Benefiting from the global digital commons
The developing cultural and financial economies of the South Pacific, while lagging behind developed nations in terms of information infrastructure, are in a unique position to take advantage of many of the fruits of the information age. One can see this taking place in numerous forms - mobile phone adoption out paces copper telephony across the region, satellite television is common where cable TV delivery is almost non-existent, and digital content delivered via the Internet has gone some way to narrowing the information gap between the Pacific region and the developed world.

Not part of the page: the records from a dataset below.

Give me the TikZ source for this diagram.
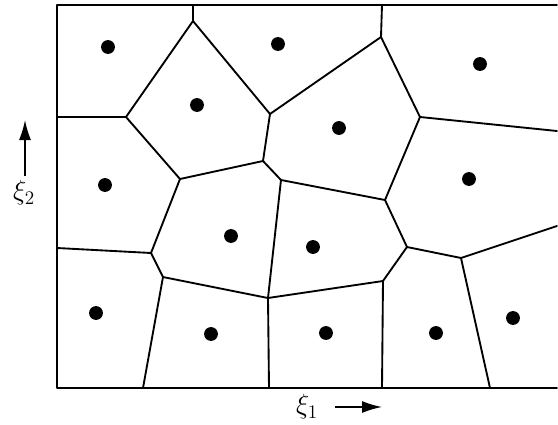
\documentclass[tikz,border=0pt]{standalone}
\usetikzlibrary{arrows.meta}
\tikzset{
  cell/.style={line width=1.4pt, line cap=round, line join=round},
  site/.style={fill=black},
  axlabel/.style={inner sep=0pt, font=\fontsize{20.74}{24}\selectfont},
  axarrow/.style={line width=1.2pt, -{Latex[length=15pt,width=9pt]}}
}
\begin{document}
\begin{tikzpicture}[x=0.75pt,y=-0.75pt]
\useasboundingbox (0,0) rectangle (558,425);
% frame corners
\coordinate (TL) at (57,5);
\coordinate (TR) at (557,5);
\coordinate (BL) at (57,388);
\coordinate (BR) at (557,388);
% Voronoi vertices
\coordinate (T1) at (193,5);
\coordinate (B) at (193,21);
\coordinate (T2) at (382,5);
\coordinate (G) at (381,37);
\coordinate (L1) at (57,117);
\coordinate (C) at (126,117);
\coordinate (D) at (270,114);
\coordinate (H) at (420,117);
\coordinate (R1) at (557,131);
\coordinate (E) at (180,179);
\coordinate (F) at (263,161);
\coordinate (J) at (281,180);
\coordinate (I) at (385,200);
\coordinate (L2) at (57,248);
\coordinate (K) at (151,253);
\coordinate (L) at (163,277);
\coordinate (M) at (268,298);
\coordinate (N) at (407,247);
\coordinate (O) at (461,258);
\coordinate (R2) at (557,226);
\coordinate (P) at (383,281);
\coordinate (b1) at (143,388);
\coordinate (b2) at (269,388);
\coordinate (b3) at (382,388);
\coordinate (b4) at (490,388);
% frame (right side open)
\draw[cell] (TR) -- (TL) -- (BL) -- (BR);
% cell edges
\draw[cell] (T1) -- (B) -- (C) -- (L1);
\draw[cell] (B) -- (D) -- (G) -- (T2);
\draw[cell] (G) -- (H) -- (R1);
\draw[cell] (C) -- (E) -- (F) -- (D);
\draw[cell] (F) -- (J) -- (I) -- (H);
\draw[cell] (J) -- (M) -- (b2);
\draw[cell] (E) -- (K) -- (L2);
\draw[cell] (K) -- (L) -- (b1);
\draw[cell] (L) -- (M) -- (P) -- (b3);
\draw[cell] (P) -- (N) -- (I);
\draw[cell] (N) -- (O) -- (R2);
\draw[cell] (O) -- (b4);
% sites
\foreach \p/\n in {{(108,47)}/s1,{(278,44)}/s2,{(480,64)}/s3,{(197,105)}/s4,{(339,128)}/s5,{(105,185)}/s6,{(469,179)}/s7,{(231,236)}/s8,{(313,247)}/s9,{(96,313)}/s10,{(211,334)}/s11,{(326,333)}/s12,{(436,333)}/s13,{(513,318)}/s14}
  \fill[site] \p circle[radius=5.2pt] coordinate (\n);
% axis labels
\node[axlabel] (xi2) at (24,193) {$\xi_2$};
\coordinate (a2s) at (25,176);
\coordinate (a2e) at (25,120);
\draw[axarrow] (a2s) -- (a2e);
\node[axlabel] (xi1) at (307,407) {$\xi_1$};
\coordinate (a1s) at (335,407);
\coordinate (a1e) at (382,407);
\draw[axarrow] (a1s) -- (a1e);
\end{tikzpicture}
\end{document}
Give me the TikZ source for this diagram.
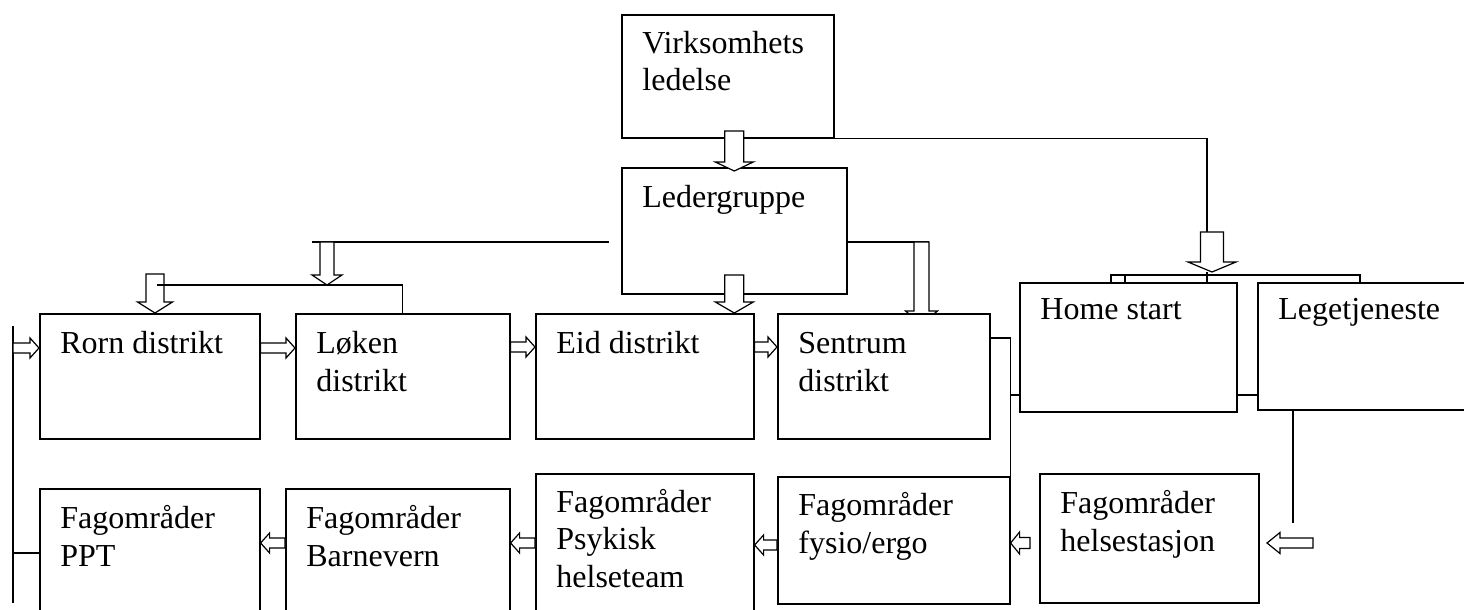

One area where this final point has a great deal of promise is within the domain of libraries. Generally speaking, the geography of the South Pacific region has always been a significant barrier to the development of library collections in the region. It is a fact that the total cost of acquiring a book in the South Pacific is significantly higher than in countries with local publishing industries and markets. However, as more and more digital content becomes available online, the total cost of delivering that content to library users in the South Pacific becomes closer to the total cost of delivery to users of a North American, European, or Australian library.
The same is also true for innovative online library services. One fascinating and occasionally controversial (see here and here) example is Google Books. Through digitizing the collections of a number of major libraries in the US and Europe (Harvard, Stanford, and Oxford Universities, the University of Michigan, and the New York Public Library), Google Books has provided no-cost full-text searching and a visual peak inside of millions of books to Internet users around the world.

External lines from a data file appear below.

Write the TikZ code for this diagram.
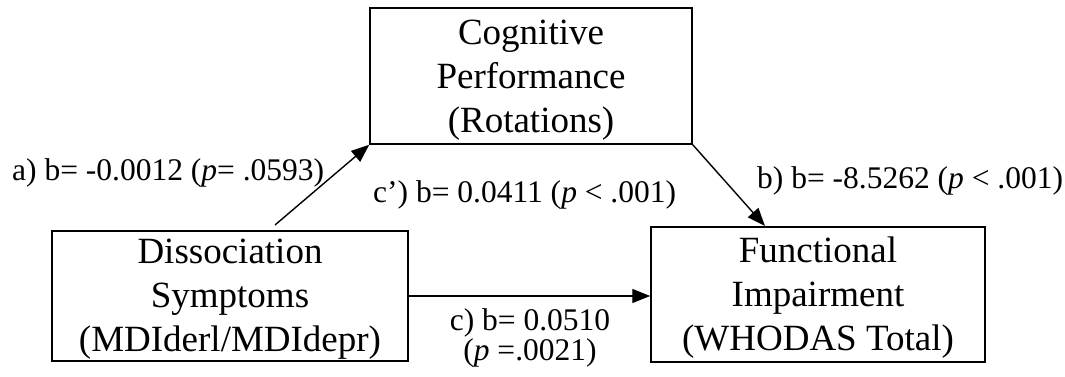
\documentclass[tikz,border=0pt]{standalone}
\usepackage{fontspec}
\setmainfont{Liberation Serif}
\usetikzlibrary{arrows.meta}
\begin{document}
\begin{tikzpicture}[x=1pt,y=-1pt,
  box/.style={draw, line width=1.5pt, inner sep=0pt},
  boxtext/.style={inner sep=0pt, align=center, font=\fontsize{37}{44}\selectfont},
  lbl/.style={inner sep=0pt, font=\fontsize{31.5}{26}\selectfont},
  arr/.style={line width=1.4pt, -{Triangle[length=18pt,width=14pt]}}]
\useasboundingbox (0,0) rectangle (1065,377);
\node[box, minimum width=322pt, minimum height=136pt] (top) at (531,76) {};
\node[box, minimum width=356pt, minimum height=130pt] (left) at (230,296) {};
\node[box, minimum width=334pt, minimum height=135pt] (right) at (818,294.5) {};
\node[boxtext] (topt) at ([yshift=-4pt]top.center) {Cognitive\\Performance\\(Rotations)};
\node[boxtext] (leftt) at ([yshift=-3pt]left.center) {Dissociation\\Symptoms\\(MDIderl/MDIdepr)};
\node[boxtext] (rightt) at ([yshift=-3pt]right.center) {Functional\\Impairment\\(WHODAS Total)};
\coordinate (a0) at (275,225);
\coordinate (b1) at (765,226);
\draw[arr] (a0) -- (top.south west);
\draw[arr] (top.south east) -- (b1);
\draw[arr] (left.east) -- (left.east -| right.west);
\node[lbl, anchor=base west] (la) at (12,180) {a) b= -0.0012 (\textit{p}= .0593)};
\node[lbl, anchor=base west] (lcp) at (373,202) {c’) b= 0.0411 (\textit{p} < .001)};
\node[lbl, anchor=base west] (lb) at (757,188) {b) b= -8.5262 (\textit{p} < .001)};
\node[lbl, align=center] (lc) at (530,338) {c) b= 0.0510\\(\textit{p} =.0021)};
\end{tikzpicture}
\end{document}
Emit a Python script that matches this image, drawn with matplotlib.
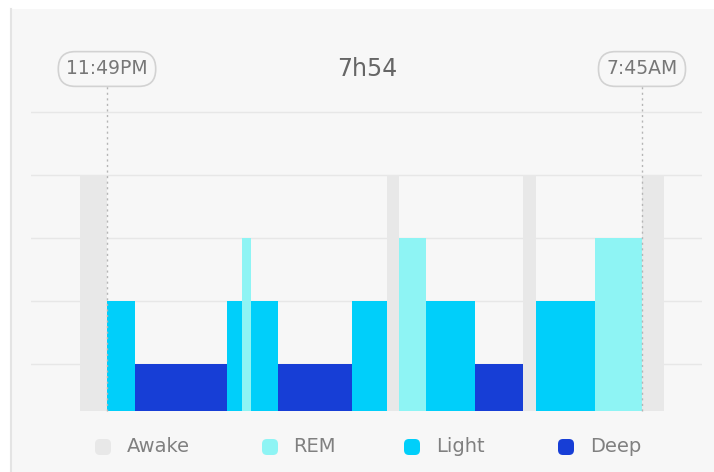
import matplotlib
matplotlib.use("Agg")
import matplotlib.pyplot as plt
from matplotlib.patches import FancyBboxPatch, Rectangle

# ---- data ----
stage_names = ["Awake", "REM", "Light", "Deep"]
stage_levels = [4, 3, 2, 1]
segment_stages = ["Awake", "Light", "Deep", "Light", "REM", "Light", "Deep", "Light",
                  "Awake", "REM", "Light", "Deep", "Awake", "Light", "REM", "Awake"]
segment_starts = ["23:25", "23:49", "00:14", "01:36", "01:49", "01:57", "02:21", "03:27",
                  "03:58", "04:09", "04:33", "05:16", "05:59", "06:11", "07:03", "07:45"]
segment_end_last = "08:05"
sleep_start = "11:49PM"
sleep_end = "7:45AM"
total_label = "7h54"

# ---- style ----
stage_colors = {"Awake": "#e8e8e8", "REM": "#8ef4f4", "Light": "#00cffa", "Deep": "#173ed6"}
bg = "#f7f7f7"
W, H = 714, 472


def to_min(t):
    h, m = map(int, t.split(":"))
    v = h * 60 + m
    if h >= 12:
        v -= 24 * 60
    return v - (-11)  # minutes after 23:49


def label_min(t):
    hm, ap = t[:-2], t[-2:]
    h, m = map(int, hm.split(":"))
    if ap == "PM" and h != 12:
        h += 12
    if ap == "AM" and h == 12:
        h = 0
    return to_min(f"{h:02d}:{m:02d}")


level_of = dict(zip(stage_names, stage_levels))
starts = [to_min(t) for t in segment_starts]
ends = starts[1:] + [to_min(segment_end_last)]

fig = plt.figure(figsize=(W / 100, H / 100), dpi=100, facecolor="white")

# background / decoration axes in pixel coordinates
bgax = fig.add_axes([0, 0, 1, 1], zorder=0)
bgax.set_xlim(0, W)
bgax.set_ylim(H, 0)
bgax.axis("off")
bgax.add_patch(Rectangle((11, 9), W - 11, H - 9, facecolor=bg, edgecolor="none"))
bgax.plot([11, 11], [9, H], color="#e4e4e4", lw=1.5)

# main data axes
x0_px, x1_px, ytop_px, ybot_px = 31, 702, 80, 411
ax = fig.add_axes([x0_px / W, (H - ybot_px) / H, (x1_px - x0_px) / W, (ybot_px - ytop_px) / H],
                  zorder=1)
ax.patch.set_alpha(0)
px_per_min = (642 - 107) / 476.0
ax.set_xlim((x0_px - 107) / px_per_min, (x1_px - 107) / px_per_min)
base = 1 - 47 / 63.0
ax.set_ylim(base, 1 + (364 - ytop_px) / 63.0)
for s in ax.spines.values():
    s.set_visible(False)
ax.set_xticks([])
ax.set_yticks([])

for g in [1, 2, 3, 4, 5]:
    ax.axhline(g, color="#e7e7e7", lw=1.0, zorder=0)

for st, a, b in zip(segment_stages, starts, ends):
    ax.bar(a, level_of[st] - base, width=b - a, bottom=base, align="edge",
           color=stage_colors[st], edgecolor="none", zorder=2)

# start / end markers
t0 = label_min(sleep_start)
t1 = label_min(sleep_end)
pill_y = (ybot_px - 69) / (ybot_px - ytop_px)
line_top = (ybot_px - 86) / (ybot_px - ytop_px)
for t, lab in [(t0, sleep_start), (t1, sleep_end)]:
    ax.plot([t, t], [0, line_top], transform=ax.get_xaxis_transform(), color="#b5b5b5",
            lw=1.0, ls=(0, (1.5, 2.5)), zorder=3, clip_on=False)
    ax.text(t, pill_y, lab, transform=ax.get_xaxis_transform(), ha="center", va="center",
            fontsize=13.5, color="#777777", zorder=4, clip_on=False,
            bbox=dict(boxstyle="round,pad=0.42,rounding_size=0.9", facecolor=bg,
                      edgecolor="#d2d2d2", lw=1.2))

bgax.text(367, 69, total_label, ha="center", va="center", fontsize=17, color="#666666")

# legend
leg_marker_x = [103, 270, 412, 566]
leg_text_x = [127, 293, 436, 590]
leg_y = 447
for name, mx, tx in zip(stage_names, leg_marker_x, leg_text_x):
    bgax.add_patch(FancyBboxPatch((mx - 8, leg_y - 8), 16, 16,
                                  boxstyle="round,pad=0,rounding_size=5",
                                  facecolor=stage_colors[name], edgecolor="none"))
    bgax.text(tx, leg_y, name, ha="left", va="center", fontsize=14, color="#808080")

fig.savefig("out.png", dpi=100, facecolor="white")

Recently, Google Books added a new feature that explicitly ties the service back to libraries in 30 countries - Find Libraries.
Each result includes a "Find Libraries" link to help readers find libraries that hold the book -- ideally a library nearby, or if need be, a library far away. For example, after reading Martin Gardner's book Fads and Fallacies, I wanted to follow up on Immanuel Velikovsky's books about scientific explanations for biblical miracles. Clicking on the "Find Libraries" link for Velikovsky's Worlds in Collision, I found that a copy was available in the University of Sao Paulo library.Shortly thereafter, John Blyberg of the Ann Arbor District Library posed the question, if Google Books can incorporate library holdings into their search results, "They [Google Books] should have no problem with me incorporating Google Books into our hit-list. Right?" John reports that Google did briefly object, but ultimately allowed him to roll Google Book page previews into his catalogue results at aadl.org. Try a keyword search for "frommers pacific" and click on the Look inside this book @ Google Books to see this in action.
[Bruno Fonseca, Finding the wealth in your library (and everyone else's), Official Google Blog, 24/8/2006]
The combined public and private sectors of the entire South Pacific could not put together an endeavor as colossal as Google Books, yet the beauty of the information age is that we in the Pacific get to be full beneficiaries of Google's investment.
3 comments:
Right, Where to start?
Vijah Singh's book "Speaking Out" or Stiveni Rabuka's "No Other Way"?
Will U.S.P follow suit in digitizing their assets, especially in the Pacific collection?
Roughly three years ago USP initiated a digitization project that initially targets public domain material and material for which rights can easily be obtained in the Pacific Collection. The fruits of these efforts have yet to be made publically available.
Do you recommend reading Singh and Rabuka's books?
Yes. Both Singh and Raubuka give different angles on the Political situation in Fiji.
I wonder if you guys in U.S.P could approach the Fiji National Archives with a digitization proposal.